Established as the Customs Co-operation Council (CCC) in 1952, the WCO is an intergovernmental organization that works to improve the efficiency and effectiveness of customs administrations worldwide.

The advice comes at a time when TRA was undertaking several technological advancements to streamline operations of its Customs department.

In 2014, TRA introduced the web-based Information Technology system Tanzania Customs Integrated System (Tancis) to progressively facilitate paperless Customs operations.


TRA has also implemented the Electronic Single Window System through the Tancis platform which links Customs with other government authorities and the private sector.

In the excise duty category, TRA has also implemented the Electronic Tax Stamps (ETS) system whose implementation - reports say - has played a significant role in boosting revenue collections.

The first phase of the ETS rollout was conducted on January 15, 2019 whereby stamps were installed on 19 companies that produce alcohol, wine and spirituous beverages.

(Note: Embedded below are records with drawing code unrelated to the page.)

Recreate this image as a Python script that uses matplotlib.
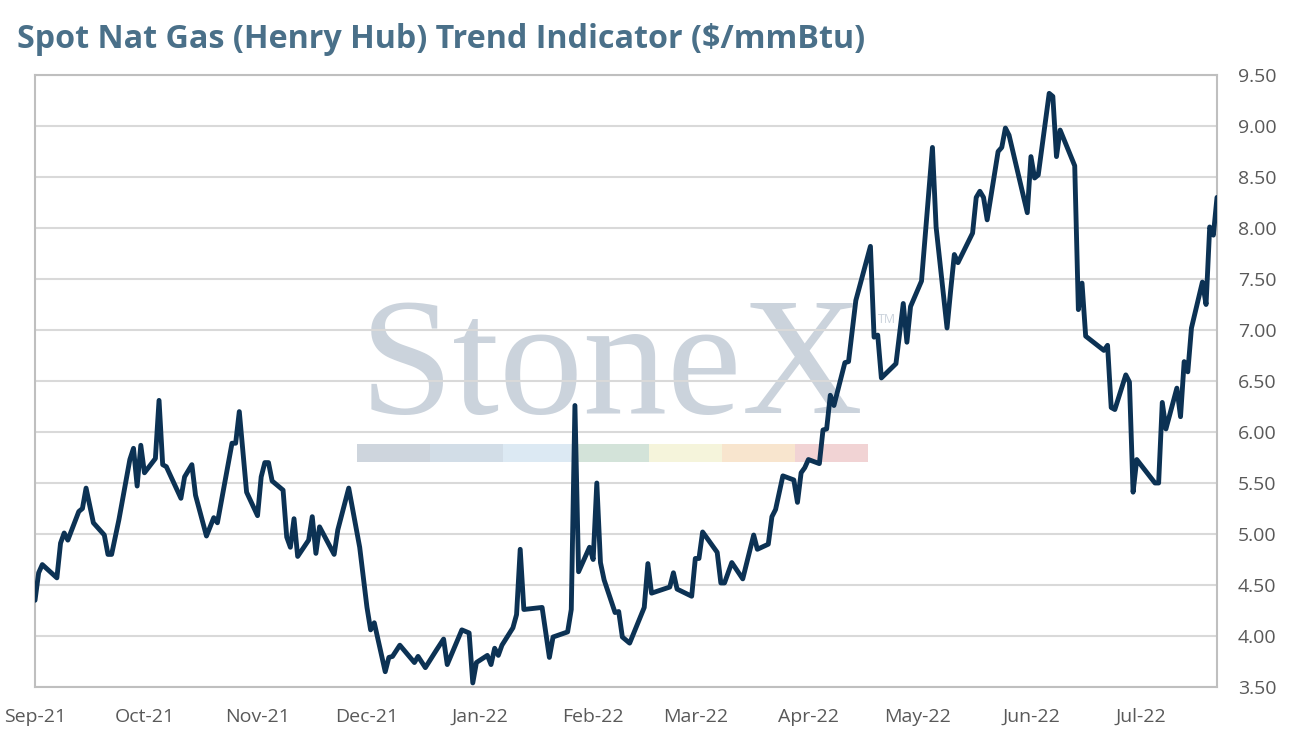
import matplotlib
matplotlib.use("Agg")
import matplotlib.pyplot as plt
import matplotlib.dates as mdates
from matplotlib.patches import Rectangle
from matplotlib.ticker import MultipleLocator, FormatStrFormatter
import pandas as pd

# Henry Hub spot price
dates = [
    "2021-09-01", "2021-09-02", "2021-09-03", "2021-09-07", "2021-09-08", "2021-09-09", "2021-09-10",
    "2021-09-13", "2021-09-14", "2021-09-15", "2021-09-17", "2021-09-20", "2021-09-21", "2021-09-22",
    "2021-09-24", "2021-09-27", "2021-09-28", "2021-09-29", "2021-09-30", "2021-10-01",
    "2021-10-04", "2021-10-05", "2021-10-06", "2021-10-07", "2021-10-11", "2021-10-12", "2021-10-14",
    "2021-10-15", "2021-10-18", "2021-10-20", "2021-10-21", "2021-10-25", "2021-10-26", "2021-10-27",
    "2021-10-28", "2021-10-29",
    "2021-11-01", "2021-11-02", "2021-11-03", "2021-11-04", "2021-11-05", "2021-11-08", "2021-11-09",
    "2021-11-10", "2021-11-11", "2021-11-12", "2021-11-15", "2021-11-16", "2021-11-17", "2021-11-18",
    "2021-11-22", "2021-11-23", "2021-11-26", "2021-11-29",
    "2021-12-01", "2021-12-02", "2021-12-03", "2021-12-06", "2021-12-07", "2021-12-08", "2021-12-10",
    "2021-12-14", "2021-12-15", "2021-12-17", "2021-12-20", "2021-12-22", "2021-12-23", "2021-12-27",
    "2021-12-29", "2021-12-30", "2021-12-31",
    "2022-01-03", "2022-01-04", "2022-01-05", "2022-01-06", "2022-01-07", "2022-01-10", "2022-01-11",
    "2022-01-12", "2022-01-13", "2022-01-18", "2022-01-20", "2022-01-21", "2022-01-25", "2022-01-26",
    "2022-01-27", "2022-01-28", "2022-01-31",
    "2022-02-01", "2022-02-02", "2022-02-03", "2022-02-04", "2022-02-07", "2022-02-08", "2022-02-09",
    "2022-02-11", "2022-02-15", "2022-02-16", "2022-02-17", "2022-02-22", "2022-02-23", "2022-02-24",
    "2022-02-28",
    "2022-03-01", "2022-03-02", "2022-03-03", "2022-03-07", "2022-03-08", "2022-03-09", "2022-03-11",
    "2022-03-14", "2022-03-17", "2022-03-18", "2022-03-21", "2022-03-22", "2022-03-23", "2022-03-25",
    "2022-03-28", "2022-03-29", "2022-03-30", "2022-03-31",
    "2022-04-01", "2022-04-04", "2022-04-05", "2022-04-06", "2022-04-07", "2022-04-08", "2022-04-11",
    "2022-04-12", "2022-04-14", "2022-04-18", "2022-04-19", "2022-04-20", "2022-04-21", "2022-04-25",
    "2022-04-27", "2022-04-28", "2022-04-29",
    "2022-05-02", "2022-05-05", "2022-05-06", "2022-05-09", "2022-05-10", "2022-05-11", "2022-05-12",
    "2022-05-16", "2022-05-17", "2022-05-18", "2022-05-19", "2022-05-20", "2022-05-23", "2022-05-24",
    "2022-05-25", "2022-05-26", "2022-05-31",
    "2022-06-01", "2022-06-02", "2022-06-03", "2022-06-06", "2022-06-07", "2022-06-08", "2022-06-09",
    "2022-06-13", "2022-06-14", "2022-06-15", "2022-06-16", "2022-06-21", "2022-06-22", "2022-06-23",
    "2022-06-24", "2022-06-27", "2022-06-28", "2022-06-29", "2022-06-30",
    "2022-07-05", "2022-07-06", "2022-07-07", "2022-07-08", "2022-07-11", "2022-07-12", "2022-07-13",
    "2022-07-14", "2022-07-15", "2022-07-18", "2022-07-19", "2022-07-20", "2022-07-21", "2022-07-22",
]
prices = [
    4.35, 4.62, 4.70, 4.57, 4.91, 5.01, 4.94,
    5.22, 5.25, 5.45, 5.11, 4.99, 4.80, 4.80,
    5.14, 5.73, 5.84, 5.47, 5.87, 5.60,
    5.74, 6.31, 5.68, 5.66, 5.35, 5.56, 5.68,
    5.38, 4.98, 5.16, 5.11, 5.89, 5.89, 6.20,
    5.80, 5.41,
    5.18, 5.56, 5.70, 5.70, 5.52, 5.43, 4.97,
    4.87, 5.15, 4.78, 4.94, 5.17, 4.81, 5.07,
    4.80, 5.04, 5.45, 4.87,
    4.28, 4.06, 4.13, 3.65, 3.79, 3.80, 3.91,
    3.74, 3.80, 3.69, 3.86, 3.97, 3.72, 4.06,
    4.03, 3.54, 3.74,
    3.81, 3.72, 3.88, 3.81, 3.91, 4.08, 4.21,
    4.85, 4.26, 4.28, 3.79, 3.99, 4.04, 4.26,
    6.26, 4.63, 4.87,
    4.75, 5.50, 4.72, 4.55, 4.23, 4.24, 3.99,
    3.93, 4.28, 4.71, 4.42, 4.48, 4.62, 4.46,
    4.39,
    4.76, 4.76, 5.02, 4.82, 4.52, 4.52, 4.72,
    4.56, 4.99, 4.85, 4.90, 5.17, 5.24, 5.57,
    5.53, 5.31, 5.60, 5.65,
    5.73, 5.69, 6.02, 6.03, 6.36, 6.26, 6.68,
    6.69, 7.29, 7.82, 6.93, 6.95, 6.53, 6.67,
    7.26, 6.88, 7.23,
    7.48, 8.79, 8.01, 7.02, 7.39, 7.74, 7.66,
    7.95, 8.30, 8.36, 8.30, 8.08, 8.75, 8.79,
    8.98, 8.91, 8.15,
    8.70, 8.49, 8.52, 9.32, 9.29, 8.70, 8.96,
    8.61, 7.20, 7.46, 6.94, 6.80, 6.85, 6.24,
    6.22, 6.56, 6.49, 5.41, 5.73,
    5.50, 5.50, 6.29, 6.03, 6.43, 6.15, 6.69,
    6.59, 7.02, 7.47, 7.25, 8.01, 7.93, 8.30,
]

title = "Spot Nat Gas (Henry Hub) Trend Indicator ($/mmBtu)"
x_start, x_end = "2021-09-01", "2022-07-22"
y_min, y_max, y_step = 3.5, 9.5, 0.5

# watermark bar colours
stripe_colors = ["#CED5DD", "#D2DDE7", "#DCE9F3", "#D3E3D9", "#F5F4DB", "#F8E5CE", "#F1D3D4"]

line_color = "#0C3254"
grid_color = "#D9D9D9"
text_gray = "#595959"

plt.rcParams["font.family"] = ["Open Sans", "DejaVu Sans"]

fig = plt.figure(figsize=(12.94, 7.47), dpi=100)
W, H = 1294, 747
ax = fig.add_axes([35 / W, (H - 687) / H, 1182 / W, 612 / H])

# StoneX watermark
ax.text(0.488, 0.448, "StoneX", transform=ax.transAxes, ha="center", va="baseline",
        fontsize=121, family="Liberation Serif", color="#CBD3DC", zorder=0.1)
ax.text(0.713, 0.600, "TM", transform=ax.transAxes, ha="left", va="center",
        fontsize=9, color="#CBD3DC", zorder=0.1)
seg_w = 73 / 1182
for i, c in enumerate(stripe_colors):
    ax.add_patch(Rectangle((0.2724 + i * seg_w, 0.3676), seg_w, 0.0294,
                           transform=ax.transAxes, facecolor=c, edgecolor="none", zorder=0.1))

x = pd.to_datetime(dates)
ax.plot(x, prices, color=line_color, linewidth=3.5, solid_joinstyle="round",
        solid_capstyle="round", zorder=3)

ax.set_xlim(pd.Timestamp(x_start), pd.Timestamp(x_end))
ax.set_ylim(y_min, y_max)

ax.yaxis.set_major_locator(MultipleLocator(y_step))
ax.yaxis.set_major_formatter(FormatStrFormatter("%.2f"))
ax.yaxis.tick_right()
ax.xaxis.set_major_locator(mdates.MonthLocator())
ax.xaxis.set_major_formatter(mdates.DateFormatter("%b-%y"))

ax.tick_params(axis="both", length=0, labelsize=14, labelcolor=text_gray)
ax.tick_params(axis="y", pad=15)
ax.tick_params(axis="x", pad=15)

ax.set_axisbelow(True)
ax.grid(axis="y", color=grid_color, linewidth=1.5)
for s in ax.spines.values():
    s.set_color("#BFBFBF")
    s.set_linewidth(1.5)

# title, sized so it spans the same width as in the original
t = fig.text(17 / W, 1 - 40 / H, title, ha="left", va="center", fontsize=22,
             fontweight="bold", color="#4A7089")
fig.canvas.draw()
t.set_fontsize(22 * 845 / t.get_window_extent().width)

fig.savefig("out.png", dpi=100, facecolor="white")
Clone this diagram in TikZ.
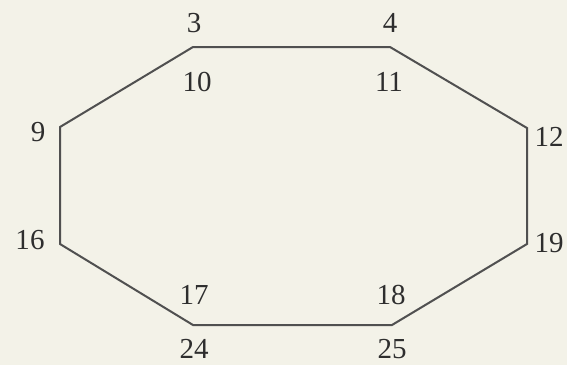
\documentclass[tikz,border=0pt]{standalone}
\usepackage{fontspec}
\setmainfont{Liberation Serif}
\usepackage{xcolor}
\definecolor{octPaper}{HTML}{F3F2E8}
\definecolor{octInk}{HTML}{505050}
\definecolor{octText}{HTML}{2E2E2E}
\tikzset{
  octedge/.style={draw=octInk,line width=2pt,line join=miter},
  octlabel/.style={inner sep=0pt,text=octText,font=\fontsize{29}{29}\selectfont}
}

\begin{document}
\begin{tikzpicture}[x=1pt,y=-1pt]
  \fill[octPaper] (0,0) rectangle (567,365);
  \useasboundingbox (0,0) rectangle (567,365);
  % corners of the outline
  \coordinate (v3) at (193,47);
  \coordinate (v4) at (390,47);
  \coordinate (v12) at (527,128);
  \coordinate (v19) at (527,244);
  \coordinate (v25) at (392,325);
  \coordinate (v24) at (193,325);
  \coordinate (v16) at (60,244);
  \coordinate (v9) at (60,127);
  \draw[octedge] (v3) -- (v4) -- (v12) -- (v19) -- (v25) -- (v24) -- (v16) -- (v9) -- cycle;
  % numbers
  \node[octlabel] (n3) at (194,23) {3};
  \node[octlabel] (n4) at (390,23) {4};
  \node[octlabel] (n10) at (197,82) {10};
  \node[octlabel] (n11) at (389,82) {11};
  \node[octlabel] (n9) at (38,132) {9};
  \node[octlabel] (n12) at (549,137) {12};
  \node[octlabel] (n16) at (30,240) {16};
  \node[octlabel] (n19) at (549,243) {19};
  \node[octlabel] (n17) at (194,295) {17};
  \node[octlabel] (n18) at (391,295) {18};
  \node[octlabel] (n24) at (194,349) {24};
  \node[octlabel] (n25) at (392,349) {25};
\end{tikzpicture}
\end{document}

The second phase - which saw to ETS being stamped on soft and carbonated drinks as well as bottled water - was rolled out on August 1, 2019.

Available data show that the taxman garnered Sh77.8 billion in excise duty on spirits and wines between February and October last year, compared to the Sh58.2 billion collected during the similar period in the year before (2018).

During the same period, VAT on simila products - spirits and wines - grew by 30.6 percent, to Sh23.5 billion. There were 8.7 percent and 19.5 percent increases in excise duty and value-added tax (VAT) collections respectively on soft drinks during the same period.

Dr Mikuriya asked TRA to foster its adoption of various technological systems with a view to boosting revenue collections - while, at the same time, tweaking its workforce with latest developments in technologies. In his remarks, Dr Mhede said Dr Mikuriya visited Tanzania because the country is a member of the WCO - and, thus, there is a need to foster working relations between the two.

“Tanzania is a member of the WCO. We work closely on a number of issues aimed at ensuring that there is safety and security in the conduct of customs operations,” he said.

Tanzania shares borders with a number of land-locked countries. As such, the country is a main gateway for imports and exports to/from Malawi, Zambia, Zimbabwe, Uganda, Rwanda, Burundi and the DR Congo.